**Stated task**. Set aside the pictures and output only the lines from the one containing "Reproduce this chart" up to and including the one containing "Chart.register(...registerables);".

**Provided data**.
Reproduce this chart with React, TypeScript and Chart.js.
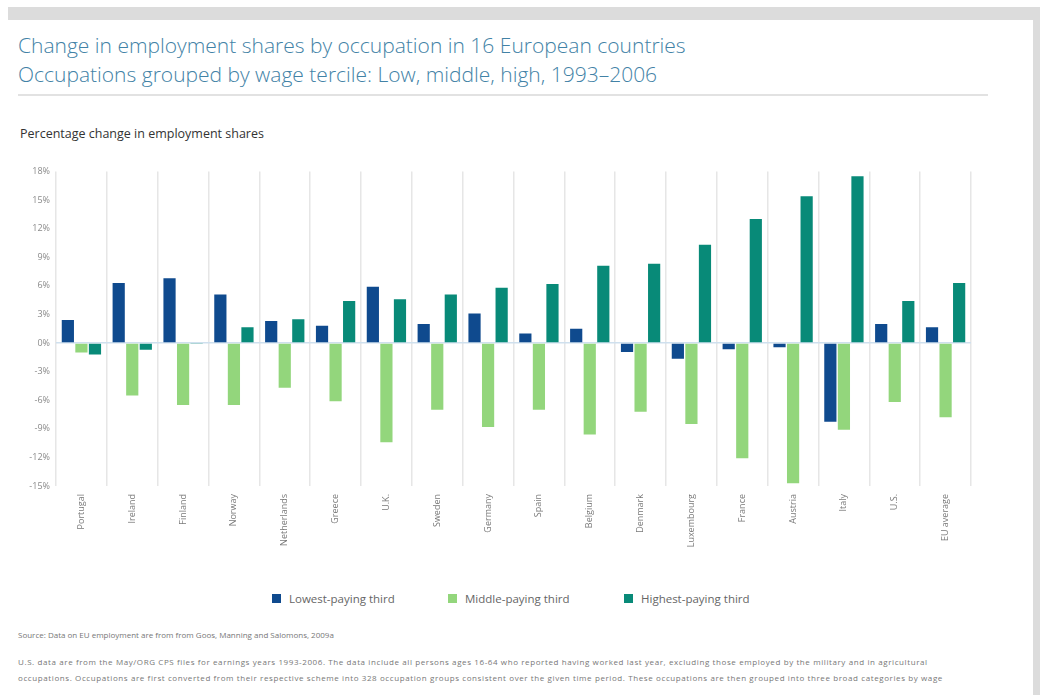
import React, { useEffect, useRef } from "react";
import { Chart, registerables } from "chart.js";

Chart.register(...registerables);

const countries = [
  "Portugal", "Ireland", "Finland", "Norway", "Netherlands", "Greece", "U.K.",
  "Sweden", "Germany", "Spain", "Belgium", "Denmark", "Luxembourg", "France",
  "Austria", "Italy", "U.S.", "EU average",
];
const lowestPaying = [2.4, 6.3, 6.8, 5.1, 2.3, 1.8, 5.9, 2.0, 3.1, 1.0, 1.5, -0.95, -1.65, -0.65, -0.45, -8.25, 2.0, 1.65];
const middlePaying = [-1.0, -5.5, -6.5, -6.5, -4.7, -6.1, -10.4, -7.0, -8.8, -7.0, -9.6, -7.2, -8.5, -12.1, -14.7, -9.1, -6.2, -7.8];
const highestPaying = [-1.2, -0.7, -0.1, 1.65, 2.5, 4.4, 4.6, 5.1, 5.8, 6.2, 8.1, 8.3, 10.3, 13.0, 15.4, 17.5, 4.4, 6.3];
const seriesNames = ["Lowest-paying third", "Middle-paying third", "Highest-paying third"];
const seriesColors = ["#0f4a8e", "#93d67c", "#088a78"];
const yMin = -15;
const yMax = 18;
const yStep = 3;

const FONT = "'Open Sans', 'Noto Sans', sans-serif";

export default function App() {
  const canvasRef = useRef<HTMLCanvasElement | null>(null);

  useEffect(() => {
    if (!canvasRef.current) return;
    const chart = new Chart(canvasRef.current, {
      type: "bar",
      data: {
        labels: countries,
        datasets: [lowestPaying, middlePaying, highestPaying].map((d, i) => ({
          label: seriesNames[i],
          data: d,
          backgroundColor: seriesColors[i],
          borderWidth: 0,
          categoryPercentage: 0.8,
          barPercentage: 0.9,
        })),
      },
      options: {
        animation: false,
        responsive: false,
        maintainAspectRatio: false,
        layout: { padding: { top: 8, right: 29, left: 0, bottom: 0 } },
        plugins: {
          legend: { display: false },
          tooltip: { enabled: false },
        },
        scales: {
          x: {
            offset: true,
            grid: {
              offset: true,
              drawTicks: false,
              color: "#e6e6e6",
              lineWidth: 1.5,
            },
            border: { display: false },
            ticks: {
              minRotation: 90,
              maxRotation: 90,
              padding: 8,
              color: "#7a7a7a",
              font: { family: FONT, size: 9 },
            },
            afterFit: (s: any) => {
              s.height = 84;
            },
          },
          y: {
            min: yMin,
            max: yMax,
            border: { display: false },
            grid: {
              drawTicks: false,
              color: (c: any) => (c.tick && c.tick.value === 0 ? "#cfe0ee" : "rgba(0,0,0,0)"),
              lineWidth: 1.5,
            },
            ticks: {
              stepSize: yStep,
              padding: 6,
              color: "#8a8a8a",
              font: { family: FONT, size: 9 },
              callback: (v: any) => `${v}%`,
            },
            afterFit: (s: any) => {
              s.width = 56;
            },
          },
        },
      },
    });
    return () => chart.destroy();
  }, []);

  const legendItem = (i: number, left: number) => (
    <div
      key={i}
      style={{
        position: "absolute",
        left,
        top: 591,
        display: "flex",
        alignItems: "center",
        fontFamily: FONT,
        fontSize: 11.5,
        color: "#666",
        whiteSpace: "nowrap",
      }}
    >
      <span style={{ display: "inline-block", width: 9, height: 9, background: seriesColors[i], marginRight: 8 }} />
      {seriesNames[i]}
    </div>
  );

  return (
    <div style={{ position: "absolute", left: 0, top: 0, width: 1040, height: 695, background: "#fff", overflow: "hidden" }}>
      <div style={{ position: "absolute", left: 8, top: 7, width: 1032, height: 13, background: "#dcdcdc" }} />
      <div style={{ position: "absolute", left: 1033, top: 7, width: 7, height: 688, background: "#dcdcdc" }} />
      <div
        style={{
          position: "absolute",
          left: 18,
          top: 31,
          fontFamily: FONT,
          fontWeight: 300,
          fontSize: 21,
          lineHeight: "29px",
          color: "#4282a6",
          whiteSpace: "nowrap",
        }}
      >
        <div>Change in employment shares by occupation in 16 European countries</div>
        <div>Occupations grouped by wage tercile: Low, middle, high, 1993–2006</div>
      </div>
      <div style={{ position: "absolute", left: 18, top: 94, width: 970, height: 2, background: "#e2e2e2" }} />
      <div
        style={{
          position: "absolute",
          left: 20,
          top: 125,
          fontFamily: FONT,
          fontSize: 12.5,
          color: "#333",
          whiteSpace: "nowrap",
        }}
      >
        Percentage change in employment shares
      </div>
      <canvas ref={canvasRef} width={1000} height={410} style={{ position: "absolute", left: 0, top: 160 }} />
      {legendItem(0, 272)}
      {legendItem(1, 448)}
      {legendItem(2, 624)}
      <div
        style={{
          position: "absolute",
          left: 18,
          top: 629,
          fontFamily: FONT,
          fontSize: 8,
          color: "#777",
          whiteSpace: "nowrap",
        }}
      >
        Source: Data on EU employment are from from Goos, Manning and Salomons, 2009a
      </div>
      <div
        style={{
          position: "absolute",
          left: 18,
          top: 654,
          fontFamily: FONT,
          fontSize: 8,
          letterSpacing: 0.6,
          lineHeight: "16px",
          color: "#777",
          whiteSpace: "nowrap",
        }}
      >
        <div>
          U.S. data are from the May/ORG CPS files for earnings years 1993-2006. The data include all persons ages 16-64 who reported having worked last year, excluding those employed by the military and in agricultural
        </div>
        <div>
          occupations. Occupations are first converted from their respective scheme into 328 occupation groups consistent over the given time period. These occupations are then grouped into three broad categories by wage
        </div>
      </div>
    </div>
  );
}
...
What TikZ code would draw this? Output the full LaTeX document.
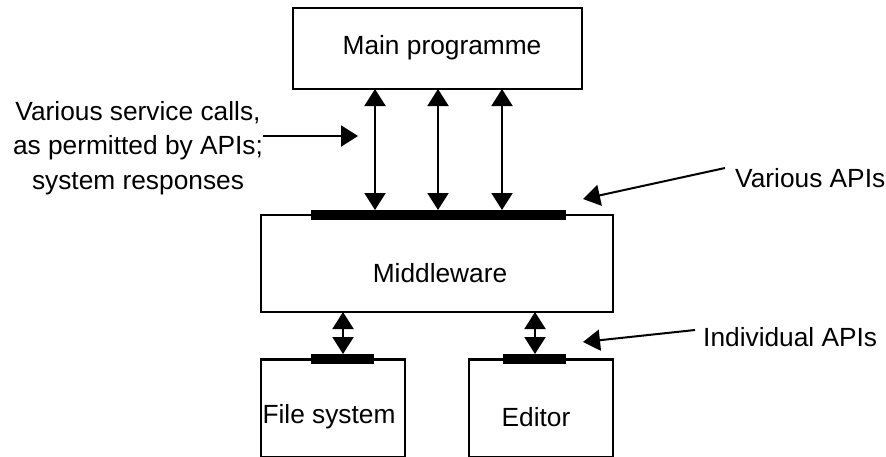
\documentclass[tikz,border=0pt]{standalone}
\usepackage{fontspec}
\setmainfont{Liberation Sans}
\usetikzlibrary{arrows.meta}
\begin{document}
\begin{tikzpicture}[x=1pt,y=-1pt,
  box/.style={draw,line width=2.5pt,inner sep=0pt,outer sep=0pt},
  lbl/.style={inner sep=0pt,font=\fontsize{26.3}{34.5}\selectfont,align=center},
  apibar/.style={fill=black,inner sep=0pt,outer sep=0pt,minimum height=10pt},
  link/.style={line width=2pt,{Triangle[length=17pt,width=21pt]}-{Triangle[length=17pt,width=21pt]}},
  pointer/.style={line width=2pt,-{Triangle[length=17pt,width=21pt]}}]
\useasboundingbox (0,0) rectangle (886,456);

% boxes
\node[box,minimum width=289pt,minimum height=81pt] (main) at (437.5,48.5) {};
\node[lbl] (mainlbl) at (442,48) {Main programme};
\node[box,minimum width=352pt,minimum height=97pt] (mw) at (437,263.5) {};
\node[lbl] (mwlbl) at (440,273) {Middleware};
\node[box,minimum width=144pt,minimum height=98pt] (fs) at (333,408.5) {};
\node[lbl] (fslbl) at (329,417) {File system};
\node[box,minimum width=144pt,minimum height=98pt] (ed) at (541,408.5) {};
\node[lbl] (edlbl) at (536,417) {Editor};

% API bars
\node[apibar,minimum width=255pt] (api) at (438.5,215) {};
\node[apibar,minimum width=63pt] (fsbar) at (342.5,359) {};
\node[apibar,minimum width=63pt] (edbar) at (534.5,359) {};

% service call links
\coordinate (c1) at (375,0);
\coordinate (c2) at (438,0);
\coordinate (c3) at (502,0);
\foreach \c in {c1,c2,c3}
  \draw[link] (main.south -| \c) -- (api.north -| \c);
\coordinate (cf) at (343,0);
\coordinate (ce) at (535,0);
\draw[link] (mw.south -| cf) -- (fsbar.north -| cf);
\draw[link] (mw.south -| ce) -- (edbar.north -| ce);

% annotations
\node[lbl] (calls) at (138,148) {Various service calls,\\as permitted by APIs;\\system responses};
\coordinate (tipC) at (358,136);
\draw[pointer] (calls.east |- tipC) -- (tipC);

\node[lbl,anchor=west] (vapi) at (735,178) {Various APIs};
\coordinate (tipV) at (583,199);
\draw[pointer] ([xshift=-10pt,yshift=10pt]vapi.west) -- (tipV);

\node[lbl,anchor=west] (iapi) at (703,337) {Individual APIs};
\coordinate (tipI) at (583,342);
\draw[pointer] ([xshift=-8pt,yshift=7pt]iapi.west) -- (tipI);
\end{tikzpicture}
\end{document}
---
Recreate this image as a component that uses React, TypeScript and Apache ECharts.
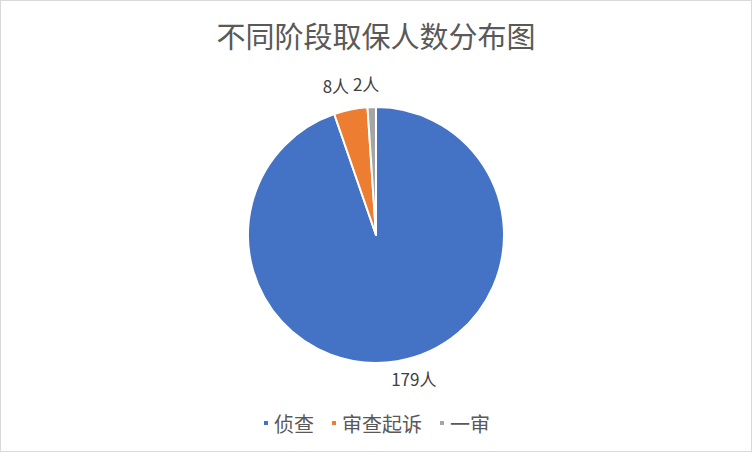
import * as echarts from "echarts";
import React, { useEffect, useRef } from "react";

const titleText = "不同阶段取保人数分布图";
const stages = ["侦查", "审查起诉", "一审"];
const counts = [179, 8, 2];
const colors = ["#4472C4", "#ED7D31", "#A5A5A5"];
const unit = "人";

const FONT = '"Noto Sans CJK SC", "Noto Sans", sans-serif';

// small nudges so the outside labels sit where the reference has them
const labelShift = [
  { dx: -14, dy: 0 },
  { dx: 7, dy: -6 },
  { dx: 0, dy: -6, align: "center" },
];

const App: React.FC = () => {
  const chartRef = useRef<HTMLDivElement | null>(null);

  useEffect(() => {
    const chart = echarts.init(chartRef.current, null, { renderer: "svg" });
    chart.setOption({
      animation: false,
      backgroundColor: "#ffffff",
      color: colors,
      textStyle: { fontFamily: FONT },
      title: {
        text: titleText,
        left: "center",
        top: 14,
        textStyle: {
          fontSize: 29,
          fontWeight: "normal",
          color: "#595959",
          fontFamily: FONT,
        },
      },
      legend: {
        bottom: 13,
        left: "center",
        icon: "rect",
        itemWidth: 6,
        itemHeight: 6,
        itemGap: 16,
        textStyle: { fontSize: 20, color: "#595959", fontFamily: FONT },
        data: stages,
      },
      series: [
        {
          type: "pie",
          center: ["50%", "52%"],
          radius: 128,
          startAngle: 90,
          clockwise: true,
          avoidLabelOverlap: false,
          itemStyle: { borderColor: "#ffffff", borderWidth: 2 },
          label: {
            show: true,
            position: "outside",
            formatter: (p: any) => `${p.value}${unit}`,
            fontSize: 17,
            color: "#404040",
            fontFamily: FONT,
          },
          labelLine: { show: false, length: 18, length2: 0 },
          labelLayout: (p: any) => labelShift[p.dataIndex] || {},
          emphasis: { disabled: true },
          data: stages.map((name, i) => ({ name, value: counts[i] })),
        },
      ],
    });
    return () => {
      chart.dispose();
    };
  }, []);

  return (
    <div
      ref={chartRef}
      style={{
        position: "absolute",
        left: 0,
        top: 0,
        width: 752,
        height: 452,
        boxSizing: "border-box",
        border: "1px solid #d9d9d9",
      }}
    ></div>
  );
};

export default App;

**Written answer**.
Reproduce this chart with React, TypeScript and Chart.js.
import React, { useEffect, useRef } from "react";
import { Chart, registerables } from "chart.js";

Chart.register(...registerables);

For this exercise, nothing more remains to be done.